Pour les filles, les progrès sont encore limités. Si Camille Sée fait voter en 1880 une loi créant les lycées de jeunes filles, ces établissements restent distincts de ceux des garçons, avec des programmes moins exigeants, notamment en sciences. Pauline Kergomard, inspectrice générale des écoles maternelles, joue un rôle essentiel dans la reconnaissance de la petite enfance comme moment éducatif à part entière. Elle milite pour une école maternelle fondée sur le respect de l’enfant, la découverte, l’activité libre, plutôt que sur l’instruction prématurée.

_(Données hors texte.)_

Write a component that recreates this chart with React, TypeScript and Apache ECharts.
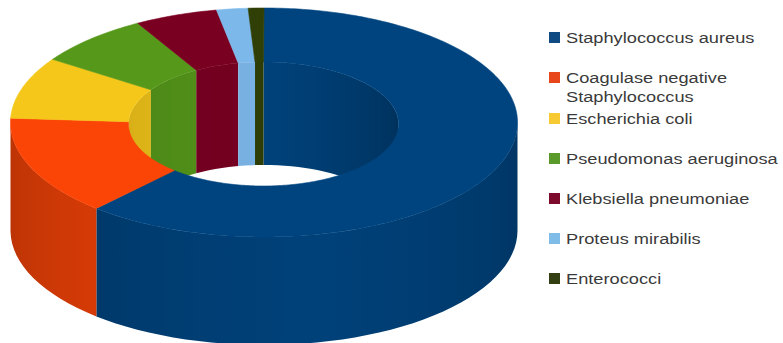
import React, { useEffect, useRef } from "react";
import * as echarts from "echarts";

// Share of isolates per organism, in percent, clockwise from twelve o'clock.
const organisms = [
  "Staphylococcus aureus",
  "Coagulase negative\nStaphylococcus",
  "Escherichia coli",
  "Pseudomonas aeruginosa",
  "Klebsiella pneumoniae",
  "Proteus mirabilis",
  "Enterococci",
];
const shares = [61.5, 14.1, 8.7, 7.4, 5.3, 2.0, 1.0];

const topColors = ["#00447f", "#fb4507", "#f5c71a", "#55981a", "#7a0022", "#7db8ea", "#2f3f06"];
const legendColors = ["#0f4a82", "#e8471c", "#f7c933", "#5a9a2a", "#7c0a2c", "#7fbde8", "#333f12"];
const legendRows = [37, 77, 118, 158, 198, 238, 278];

// Ring geometry: projected ellipses of the outer and inner rims.
const outer = { cx: 264, cy: 122.5, rx: 253.5, ry: 114.5, depth: 108 };
const inner = { cx: 263.5, cy: 124, rx: 135, ry: 62, depth: 103 };

const total = shares.reduce((a, b) => a + b, 0);
const spans = shares.map((_, i) => {
  const before = shares.slice(0, i).reduce((a, b) => a + b, 0);
  return [(before / total) * 360, ((before + shares[i]) / total) * 360];
});

type Rim = typeof outer;
const rimPoint = (r: Rim, deg: number, drop = 0): number[] => {
  const a = (deg * Math.PI) / 180;
  return [r.cx + r.rx * Math.sin(a), r.cy - r.ry * Math.cos(a) + drop];
};

const shade = (hex: string, f: number) => {
  const n = parseInt(hex.slice(1), 16);
  const c = [(n >> 16) & 255, (n >> 8) & 255, n & 255].map((v) => Math.round(v * f));
  return `rgb(${c[0]},${c[1]},${c[2]})`;
};

const outerLight = (deg: number) => 0.96 - (0.2 * Math.abs(deg - 170)) / 90;
const innerLight = (deg: number) => {
  const off = deg > 180 ? deg - 360 : deg;
  return off > 0 ? 0.97 - (0.27 * off) / 90 : 0.97 - (0.1 * -off) / 90;
};

// A curved wall between two angles, lit left to right by a gradient that follows its normal.
const wall = (rim: Rim, from: number, to: number, color: string, light: (deg: number) => number) => {
  const angles: number[] = [];
  for (let d = from; d < to; d += 3) angles.push(d);
  angles.push(to);
  const xs = angles.map((d) => rimPoint(rim, d)[0]);
  const x0 = Math.min(...xs);
  const x1 = Math.max(...xs);
  const stops = angles
    .map((d, k) => ({ offset: x1 > x0 ? (xs[k] - x0) / (x1 - x0) : 0, color: shade(color, light(d)) }))
    .sort((a, b) => a.offset - b.offset);
  const points = [
    ...angles.map((d) => rimPoint(rim, d)),
    ...angles.slice().reverse().map((d) => rimPoint(rim, d, rim.depth)),
  ];
  return {
    type: "polygon",
    silent: true,
    shape: { points },
    style: { fill: new echarts.graphic.LinearGradient(x0, 0, x1, 0, stops, true) },
  };
};

const ringItem = (layer: "inner" | "outer" | "top") => (_: any, api: any) => {
  const i = api.value(0) as number;
  const [start, end] = spans[i];
  const color = topColors[i];
  const children: any[] = [];
  if (layer === "outer") {
    // Only the half facing the viewer shows.
    const a = Math.max(start, 90);
    const b = Math.min(end, 270);
    if (b > a) children.push(wall(outer, a, b, color, outerLight));
  } else if (layer === "inner") {
    // Only the far half of the hole's wall shows.
    if (start < 90) children.push(wall(inner, start, Math.min(end, 90), color, innerLight));
    if (end > 270) children.push(wall(inner, Math.max(start, 270), end, color, innerLight));
  } else {
    const pts: number[][] = [];
    for (let d = start; d < end; d += 1) pts.push(rimPoint(outer, d));
    pts.push(rimPoint(outer, end));
    for (let d = end; d > start; d -= 1) pts.push(rimPoint(inner, d));
    pts.push(rimPoint(inner, start));
    children.push({
      type: "polygon",
      silent: true,
      shape: { points: pts },
      style: { fill: color, stroke: color, lineWidth: 0.6 },
    });
  }
  return { type: "group", children };
};

const ringSeries = (layer: "inner" | "outer" | "top", z: number) => ({
  type: "custom",
  coordinateSystem: "none",
  silent: true,
  z,
  data: shares.map((v, i) => [i, v]),
  renderItem: ringItem(layer),
});

const legendGraphics = organisms.flatMap((name, i) => [
  {
    type: "rect",
    silent: true,
    shape: { x: 549, y: legendRows[i] - 5, width: 11, height: 11 },
    style: { fill: legendColors[i] },
  },
  {
    type: "text",
    silent: true,
    x: 566,
    y: legendRows[i] - 8,
    scaleX: 1.215,
    style: {
      text: name,
      fill: "#3a3a3a",
      font: '15px "Liberation Sans", Arial, sans-serif',
      lineHeight: 19,
      textVerticalAlign: "top",
    },
  },
]);

export default function App() {
  const ref = useRef<HTMLDivElement>(null);
  useEffect(() => {
    const chart = echarts.init(ref.current!, undefined, { renderer: "svg" });
    chart.setOption({
      animation: false,
      backgroundColor: "#ffffff",
      series: [ringSeries("inner", 1), ringSeries("outer", 2), ringSeries("top", 3)],
      graphic: legendGraphics,
    });
    return () => chart.dispose();
  }, []);
  return (
    <div
      ref={ref}
      style={{ position: "absolute", left: 0, top: 0, width: 783, height: 343 }}
    />
  );
}
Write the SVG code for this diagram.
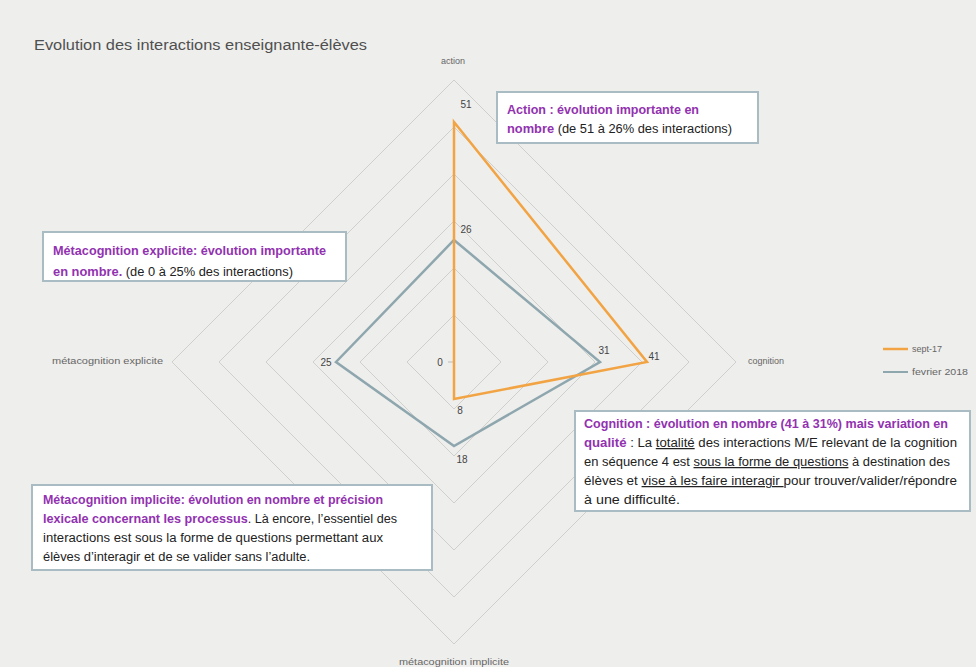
<svg xmlns="http://www.w3.org/2000/svg" width="976" height="667" viewBox="0 0 976 667">
<style>
.bg{fill:#eeeeec}
.grid{fill:none;stroke:#cfcfcd;stroke-width:1}
.axl{font-family:"Liberation Sans",Arial,sans-serif;font-size:9px;fill:#666}
.num{font-family:"Liberation Sans",Arial,sans-serif;font-size:10px;fill:#444;text-anchor:middle}
.box{fill:#ffffff;stroke:#a9bcc3;stroke-width:2}
.bt{font-family:"Liberation Sans",Arial,sans-serif;font-size:12.5px;fill:#222}
.pu{fill:#9232b0;font-weight:bold}
.ul{text-decoration:underline}
.title{font-family:"Liberation Sans",Arial,sans-serif;font-size:15.5px;fill:#505050}
.s1{fill:none;stroke:#f2a444;stroke-width:2.5;stroke-linejoin:miter}
.s2{fill:none;stroke:#8ea6ae;stroke-width:2.5;stroke-linejoin:miter}
</style>
<rect class="bg" x="0" y="0" width="976" height="667"/>
<text class="title" x="34" y="50" textLength="333" lengthAdjust="spacingAndGlyphs">Evolution des interactions enseignante-élèves</text>

<g id="grid">
<polygon class="grid" points="454,315 501,362 454,409 407,362"/>
<polygon class="grid" points="454,268 548,362 454,456 360,362"/>
<polygon class="grid" points="454,221 595,362 454,503 313,362"/>
<polygon class="grid" points="454,174 642,362 454,550 266,362"/>
<polygon class="grid" points="454,127 689,362 454,597 219,362"/>
<polygon class="grid" points="454,80 736,362 454,644 172,362"/>
<line x1="448" y1="362" x2="454" y2="362" stroke="#bbb" stroke-width="1"/>
</g>

<g id="axis-labels">
<text class="axl" x="453" y="64" text-anchor="middle">action</text>
<text class="axl" x="748" y="364">cognition</text>
<text class="axl" x="52" y="364" textLength="111" lengthAdjust="spacingAndGlyphs">métacognition explicite</text>
<text class="axl" x="399" y="665" textLength="110" lengthAdjust="spacingAndGlyphs">métacognition implicite</text>
</g>

<g id="connectors">
<polygon id="series-fevrier-2018" class="s2" points="454,240 600,362 454,446 336,362"/>
<polygon id="series-sept-17" class="s1" points="454,122 647,362 454,399 454,362"/>
</g>

<g id="values">
<text class="num" x="466" y="108">51</text>
<text class="num" x="466" y="233">26</text>
<text class="num" x="440" y="366">0</text>
<text class="num" x="604" y="354">31</text>
<text class="num" x="654" y="360">41</text>
<text class="num" x="326" y="366">25</text>
<text class="num" x="460" y="414">8</text>
<text class="num" x="462" y="463">18</text>
</g>

<g id="legend">
<line x1="883" y1="349" x2="908" y2="349" stroke="#f2a444" stroke-width="2.5"/>
<text class="axl" x="912" y="352">sept-17</text>
<line x1="883" y1="372" x2="908" y2="372" stroke="#8ea6ae" stroke-width="2"/>
<text class="axl" x="912" y="375" textLength="56" lengthAdjust="spacingAndGlyphs">fevrier 2018</text>
</g>

<g id="note-action">
<rect class="box" x="497" y="92" width="261" height="51"/>
<text class="bt" x="507" y="114" textLength="192" lengthAdjust="spacingAndGlyphs"><tspan class="pu">Action : évolution importante en</tspan></text>
<text class="bt" x="507" y="133" textLength="225" lengthAdjust="spacingAndGlyphs"><tspan class="pu">nombre</tspan> (de 51 à 26% des interactions)</text>
</g>

<g id="note-metacognition-explicite">
<rect class="box" x="43" y="232" width="303" height="49"/>
<text class="bt" x="53" y="255" textLength="273" lengthAdjust="spacingAndGlyphs"><tspan class="pu">Métacognition explicite: évolution importante</tspan></text>
<text class="bt" x="53" y="276" textLength="240" lengthAdjust="spacingAndGlyphs"><tspan class="pu">en nombre.</tspan> (de 0 à 25% des interactions)</text>
</g>

<g id="note-cognition">
<rect class="box" x="575" y="411" width="395" height="100"/>
<text class="bt" x="584" y="428" textLength="364" lengthAdjust="spacingAndGlyphs"><tspan class="pu">Cognition : évolution en nombre (41 à 31%) mais variation en</tspan></text>
<text class="bt" x="584" y="447" textLength="373" lengthAdjust="spacingAndGlyphs"><tspan class="pu">qualité</tspan> : La <tspan class="ul">totalité</tspan> des interactions M/E relevant de la cognition</text>
<text class="bt" x="584" y="466" textLength="366" lengthAdjust="spacingAndGlyphs">en séquence 4 est <tspan class="ul">sous la forme de questions</tspan> à destination des</text>
<text class="bt" x="584" y="485" textLength="373" lengthAdjust="spacingAndGlyphs">élèves et <tspan class="ul">vise à les faire interagir </tspan>pour trouver/valider/répondre</text>
<text class="bt" x="584" y="504" textLength="96" lengthAdjust="spacingAndGlyphs">à une difficulté.</text>
</g>

<g id="note-metacognition-implicite">
<rect class="box" x="32" y="485" width="400" height="85"/>
<text class="bt" x="43" y="504" textLength="340" lengthAdjust="spacingAndGlyphs"><tspan class="pu">Métacognition implicite: évolution en nombre et précision</tspan></text>
<text class="bt" x="43" y="523" textLength="354" lengthAdjust="spacingAndGlyphs"><tspan class="pu">lexicale concernant les processus</tspan>. Là encore, l’essentiel des</text>
<text class="bt" x="43" y="542" textLength="340" lengthAdjust="spacingAndGlyphs">interactions est sous la forme de questions permettant aux</text>
<text class="bt" x="43" y="561" textLength="267" lengthAdjust="spacingAndGlyphs">élèves d’interagir et de se valider sans l’adulte.</text>
</g>
</svg>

Enfin, plusieurs pays commencent à prolonger la durée de la scolarité obligatoire, dans une volonté de lutte contre l’illettrisme, mais aussi d’adaptation aux besoins économiques et sociaux.

À retenir

L’accès à l’école progresse fortement entre 1880 et 1920, mais les inégalités sociales et de genre persistent. Les débats portent sur l’égalité des parcours, l’unification des programmes et la valorisation de l’école pour tous.

Conclusion

Entre 1880 et 1920, l’école devient le cœur d’un débat profond sur les valeurs, les savoirs et la formation humaine. Les réformateurs cherchent à adapter l’instruction aux exigences d’un monde en mutation, tout en repensant ses méthodes, ses publics et ses finalités. Cette période, marquée par l’opposition entre instruction formelle et éducation globale, entre transmission passive et apprentissage actif, éclaire encore les tensions qui traversent les systèmes scolaires d’aujourd’hui.